Mechanistic Aspects of Using Formate as a Hydrogen Donor in Aqueous Transfer Hydrogenation

Asymmetric transfer hydrogenation of ketones is an important chemical reaction. In aqueous solution, Ru(p-cymene)[TsDPEN] is an efficient catalyst for asymmetric transfer hydrogenation via a metal–ligand bifunctional mechanism with either 2-propanol or formate as hydrogen donors. Here, we provide novel insight for two key steps in the catalytic cycle of transfer hydrogenation cycle, using a computational model of Ru(p-cymene)[TsDPEN] with an explicit aqueous solvent.
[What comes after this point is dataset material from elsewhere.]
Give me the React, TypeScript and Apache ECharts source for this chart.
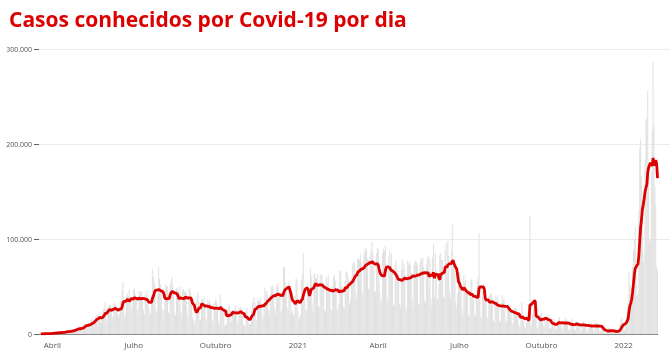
import React, { useEffect, useRef } from "react";
import * as echarts from "echarts";

// Casos diários (em milhares), de 13/03/2020 em diante; semanas começam na sexta-feira
const START_DATE = "2020-03-13";
const cases2020 = [
  0.02, 0.02, 0.08, 0.03, 0.06, 0.14, 0.19,
  0.28, 0.22, 0.42, 0.35, 0.31, 0.23, 0.48,
  0.5, 0.49, 0.35, 0.32, 1.14, 1.12, 1.21,
  1.07, 1.15, 0.85, 0.93, 1.66, 2.21, 1.93,
  1.78, 1.09, 1.26, 1.83, 1.54, 3.06, 3.06,
  3.2, 3.3, 2.0, 2.0, 2.3, 3.6, 4.3,
  5.5, 3.5, 4.6, 4.4, 5.4, 6.3, 7.2,
  6.2, 4.6, 4.6, 6.6, 6.9, 10.5, 10.5,
  11.1, 10.6, 6.6, 5.6, 11.4, 11.4, 13.9,
  15.3, 14.9, 7.9, 13.1, 17.4, 19.9, 18.5,
  20.8, 16.5, 15.8, 11.7, 16.3, 20.6, 26.4,
  26.9, 33.3, 16.4, 11.6, 28.9, 28.6, 30.9,
  30.8, 27.1, 18.9, 15.7, 32.1, 32.9, 30.4,
  25.9, 21.7, 17.1, 20.6, 34.9, 32.2, 45.0,
  55.0, 34.7, 17.5, 21.4, 39.4, 42.7, 39.5,
  46.9, 38.7, 30.5, 24.1, 33.8, 46.7, 48.1,
  42.2, 37.9, 26.1, 20.2, 45.3, 41.9, 44.6,
  45.0, 39.0, 24.8, 20.3, 41.9, 39.9, 45.4,
  34.2, 28.5, 23.5, 20.3, 41.0, 67.9, 59.9,
  55.9, 51.1, 24.6, 23.3, 41.9, 70.0, 57.8,
  52.4, 45.4, 25.8, 16.6, 25.8, 40.9, 53.1,
  50.2, 49.9, 23.0, 21.0, 52.2, 55.2, 60.1,
  50.6, 41.6, 23.1, 19.4, 47.8, 49.3, 45.3,
  30.4, 50.0, 23.4, 17.0, 47.1, 47.2, 44.2,
  45.5, 43.4, 21.6, 16.2, 47.2, 48.8, 43.8,
  30.2, 18.0, 14.5, 10.3, 14.3, 33.0, 40.6,
  43.7, 33.5, 14.8, 15.2, 36.7, 36.8, 34.0,
  39.8, 28.4, 16.0, 13.4, 36.3, 33.5, 35.8,
  31.9, 28.4, 14.3, 13.2, 32.0, 33.4, 36.7,
  33.4, 26.3, 13.2, 10.3, 41.9, 31.5, 27.8,
  27.4, 24.1, 8.4, 9.4, 10.2, 25.9, 28.5,
  30.9, 24.6, 12.3, 14.2, 25.8, 23.2, 24.8,
  30.0, 26.1, 11.4, 13.5, 28.6, 26.1, 28.6,
  26.7, 18.9, 10.1, 8.5, 8.4, 23.9, 27.4,
  18.9, 10.6, 10.1, 10.8, 23.9, 34.0, 30.9,
  38.3, 32.8, 15.0, 13.4, 35.3, 35.8, 34.1,
  37.9, 32.3, 18.6, 16.2, 31.1, 48.5, 37.6,
  45.6, 41.9, 25.0, 21.1, 41.9, 50.4, 46.9,
  51.1, 44.0, 26.8, 20.6, 51.1, 48.8, 53.3,
  43.9, 43.9, 21.8, 25.2, 42.9, 70.6, 69.8,
  54.4, 48.3, 27.8, 25.0, 55.2, 46.7, 48.4,
  22.3, 24.8, 18.5, 21.4, 39.1, 58.7, 56.8,
];
const cases2021 = [
  24.6, 15.8, 17.3, 20.0, 56.6, 63.5, 85.0,
  46.0, 38.5, 25.0, 23.9, 53.6, 45.0, 48.4,
  69, 62, 33, 23, 62, 64, 59,
  58, 62, 29, 28, 63, 61, 63,
  52, 52, 25, 24, 60, 54, 62,
  50, 46, 26, 25, 51, 60, 62,
  56, 45, 25, 26, 33, 67, 66,
  51, 48, 28, 27, 55, 66, 65,
  62, 58, 31, 36, 60, 72, 75,
  76, 70, 43, 37, 80, 79, 78,
  85, 76, 44, 40, 84, 90, 87,
  90, 79, 47, 49, 83, 89, 97,
  85, 71, 44, 45, 85, 91, 89,
  55, 43, 32, 35, 85, 90, 87,
  93, 67, 38, 35, 81, 88, 73,
  85, 67, 30, 30, 73, 78, 63,
  67, 59, 32, 28, 68, 79, 69,
  74, 62, 28, 24, 77, 73, 76,
  73, 65, 37, 28, 72, 75, 78,
  75, 72, 31, 33, 76, 78, 80,
  80, 70, 35, 33, 73, 80, 82,
  50, 79, 37, 30, 81, 95, 39,
  85, 68, 37, 36, 52, 83, 85,
  78, 78, 39, 38, 87, 95, 74,
  98, 82, 44, 38, 88, 115, 73,
  79, 64, 33, 27, 43, 65, 65,
  57, 51, 25, 18, 62, 54, 57,
  48, 45, 19, 20, 46, 58, 57,
  42, 35, 19, 20, 41, 55, 60,
  106, 47, 19, 16, 45, 53, 41,
  40, 37, 17, 18, 40, 40, 43,
  42, 37, 14, 13, 36, 41, 34,
  39, 32, 14, 12, 33, 41, 36,
  37, 31, 14, 12, 30, 31, 30,
  27, 26, 11, 10, 26, 28, 27,
  26, 21, 11, 8, 8, 18, 34,
  24, 14, 8, 6, 12, 20, 20,
  22, 125, 12, 8, 21, 26, 30,
  19, 17, 7, 6, 13, 19, 22,
  22, 18, 9, 7, 18, 19, 20,
  17, 16, 6, 5, 7, 10, 16,
  16, 12, 5, 5, 13, 15, 18,
  14, 12, 6, 4, 12, 15, 17,
  15, 12, 5, 4, 5, 14, 16,
  14, 11, 5, 4, 11, 13, 13,
  12, 10, 4, 3, 12, 13, 11,
  12, 9, 3, 3, 11, 12, 10,
  11, 9, 4, 3, 10, 11, 12,
  10, 9, 3, 3, 9, 7, 3,
  3, 2, 1, 1, 4, 7, 6,
  3, 2, 1, 1, 3, 5, 4,
  3, 2, 2, 3, 10, 15, 17,
];
// de 31/12/2021 a 08/02/2022
const cases2022 = [
  12, 10, 4, 8, 18, 27, 32,
  66, 52, 25, 36, 70, 88, 100,
  112, 62, 40, 42, 130, 195, 205,
  166, 140, 75, 85, 183, 224, 228,
  256, 175, 95, 100, 170, 215, 286,
  220, 155, 135, 70, 67,
];

const monthLabels: Record<string, string> = { "04": "Abril", "07": "Julho", "10": "Outubro" };
const yTickLabels = ["0", "100.000", "200.000", "300.000"];
const TITLE = "Casos conhecidos por Covid-19 por dia";

const RED = "#dc0000";

export default function App() {
  const ref = useRef<HTMLDivElement>(null);

  useEffect(() => {
    if (!ref.current) return;
    const chart = echarts.init(ref.current, undefined, { renderer: "svg" });

    const daily = [...cases2020, ...cases2021, ...cases2022];
    const dates: string[] = [];
    const start = new Date(START_DATE + "T00:00:00Z").getTime();
    for (let i = 0; i < daily.length; i++) {
      dates.push(new Date(start + i * 86400000).toISOString().slice(0, 10));
    }
    const ma7 = daily.map((_, i) => {
      if (i < 6) return "-";
      let s = 0;
      for (let j = i - 6; j <= i; j++) s += daily[j];
      return +(s / 7).toFixed(2);
    });

    const isQuarter = (idx: number) => {
      const d = dates[idx];
      if (!d) return false;
      const m = d.slice(5, 7);
      return d.slice(8, 10) === "01" && (m === "01" || m === "04" || m === "07" || m === "10");
    };

    chart.setOption({
      animation: false,
      title: {
        text: TITLE,
        left: 4,
        top: 3,
        textStyle: {
          fontFamily: "Open Sans",
          fontWeight: "bold",
          fontSize: 21,
          color: RED,
        },
      },
      grid: [
        { left: 39, right: 1, top: 49, bottom: 30 },
        { left: 35, right: 13, top: 49, bottom: 30 },
      ],
      xAxis: [
        { gridIndex: 0, type: "value", show: false, min: 0, max: 1 },
        {
          gridIndex: 1,
          type: "category",
          data: dates,
          boundaryGap: true,
          axisLine: { lineStyle: { color: "#8a8a8a", width: 1 } },
          axisTick: {
            interval: (idx: number) => isQuarter(idx),
            alignWithLabel: true,
            length: 4,
            lineStyle: { color: "#8a8a8a" },
          },
          axisLabel: {
            interval: (idx: number) => isQuarter(idx),
            formatter: (v: string) => {
              const m = v.slice(5, 7);
              return m === "01" ? v.slice(0, 4) : monthLabels[m] || "";
            },
            fontFamily: "Open Sans",
            fontSize: 8,
            color: "#555",
            margin: 6,
            hideOverlap: false,
          },
          splitLine: { show: false },
        },
      ],
      yAxis: [
        {
          gridIndex: 0,
          type: "value",
          min: 0,
          max: 300,
          interval: 100,
          axisLine: { show: false },
          axisTick: { show: true, length: 5, lineStyle: { color: "#666" } },
          axisLabel: {
            formatter: (v: number) => yTickLabels[Math.round(v / 100)],
            fontFamily: "Open Sans",
            fontSize: 7,
            color: "#555",
            margin: 7,
          },
          splitLine: {
            show: true,
            lineStyle: { color: ["transparent", "#ebebeb", "#ebebeb", "#ebebeb"], width: 1 },
          },
        },
        { gridIndex: 1, type: "value", min: 0, max: 300, show: false },
      ],
      series: [
        {
          type: "bar",
          xAxisIndex: 1,
          yAxisIndex: 1,
          data: daily,
          barCategoryGap: "15%",
          itemStyle: { color: "#e0e0e0" },
          silent: true,
        },
        {
          type: "line",
          xAxisIndex: 1,
          yAxisIndex: 1,
          data: ma7,
          showSymbol: false,
          symbol: "none",
          lineStyle: { color: RED, width: 2.8 },
          z: 5,
          silent: true,
        },
      ],
    });

    return () => chart.dispose();
  }, []);

  return (
    <div
      ref={ref}
      style={{ position: "fixed", left: 0, top: 0, width: 671, height: 364 }}
    />
  );
}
Employing ab initio molecular dynamics simulations, we model the hydride transfer between formate and the protonated and deprotonated catalyst, and the dissociation of the ruthenium-formato complex. It is shown that the aqueous solvent provides a significant contribution to the reaction barriers, increasing the hydride transfer barrier, while decreasing the dissociation barrier for ruthenium-formato complex, when compared with a gas-phase model. These effects can be attributed to hydrogen-bond structure around the formate, which favors the formate to be in solution. Furthermore, the hydride transfer barrier was significantly higher for the deprotonated catalyst, suggesting that the catalyst protonation state is an important factor. Our results demonstrate that a first-principles molecular dynamics approach, incorporating a molecular description of the solvent, is able to capture the full complexity of catalytic reactions in an aqueous solvent. This approach can provide an important contribution to understanding the reactions as well as provide directions for novel developments in catalysis.